The Japanese Christians celebrate Christmas in somewhat the same manner as do we. The young people carol in their villages, a Sunday School program portraying the birth of Christ is usually given on the preceding Sunday, and gifts may be exchanged. Because December 25 is not a holiday, church services arc held that evening rather than in the morning. The average congregation in Japan consists of about thirty members.

Opportunist merchants are not the only cause for national recognition of Christmas, for the most important holidays of all come just a week later. Christmas just adds to the anticipation of festive days ahead. New Year’s Day is the big day; it sets off a three-day holiday for the entire nation. Special preparations for it include the buying of gifts, hanging of traditional decorations on the doors, giving the homes their annual cleaning, and the making of a special kind of rice flour cake.

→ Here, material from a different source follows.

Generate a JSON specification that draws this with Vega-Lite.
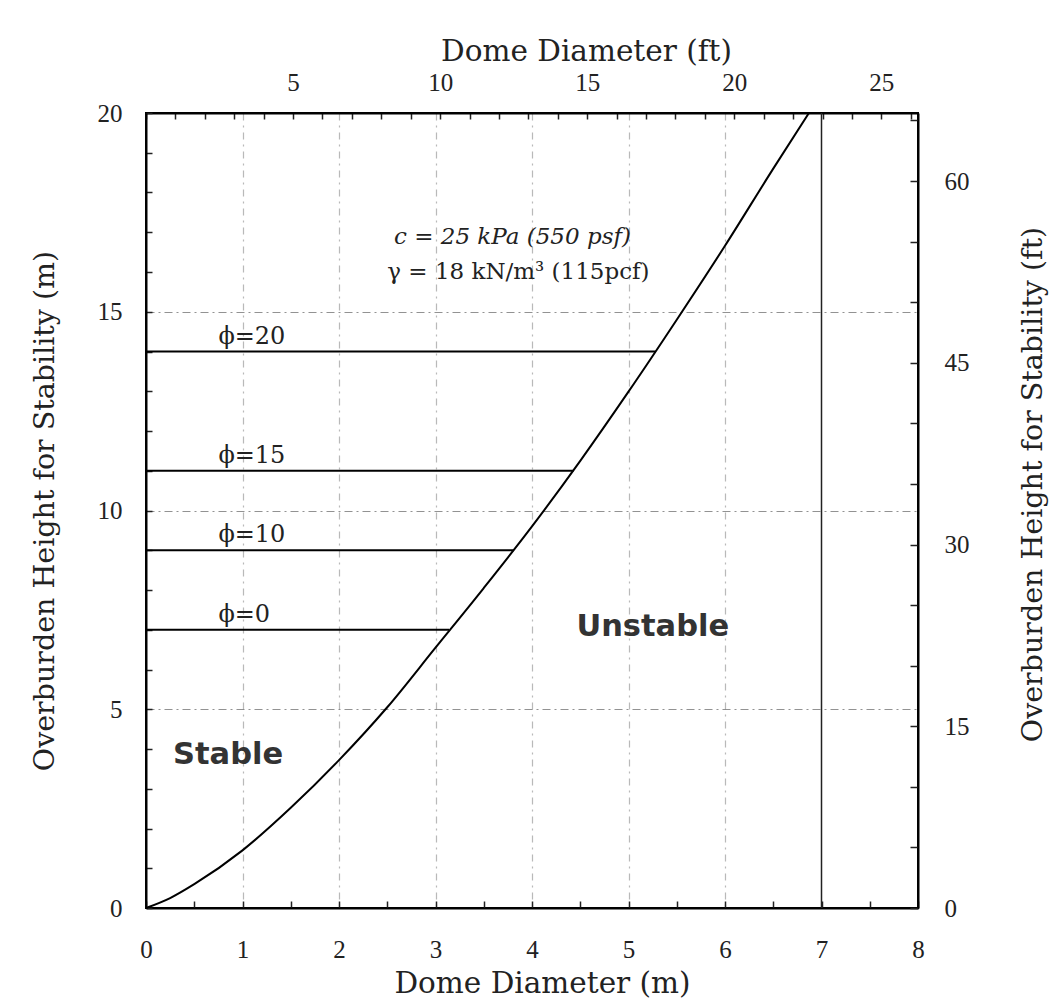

Two activities highlight these holidays—family visiting and worship at the shrines. Young couples with their children return to their “home country” to visit loved ones, standing in line for hours to get a seat or standing room on trains that are crowded beyond your wildest imagination. After hours of traveling in sardine-like fashion they arrive at their destination, only to look forward to returning under the same conditions. But the holiday spirit carries them bowing and smiling through it all.

On the morning of January 1, millions flock to their local shrines to bring an offering of money and to worship their gods. Each worshiper rings a gong, claps his hands three times and bows silently in front of the shrine. So very few worship the true God in Japan. Won’t you join them in praying that the people who walk in darkness may see a great Light, that his Star may be seen in the East?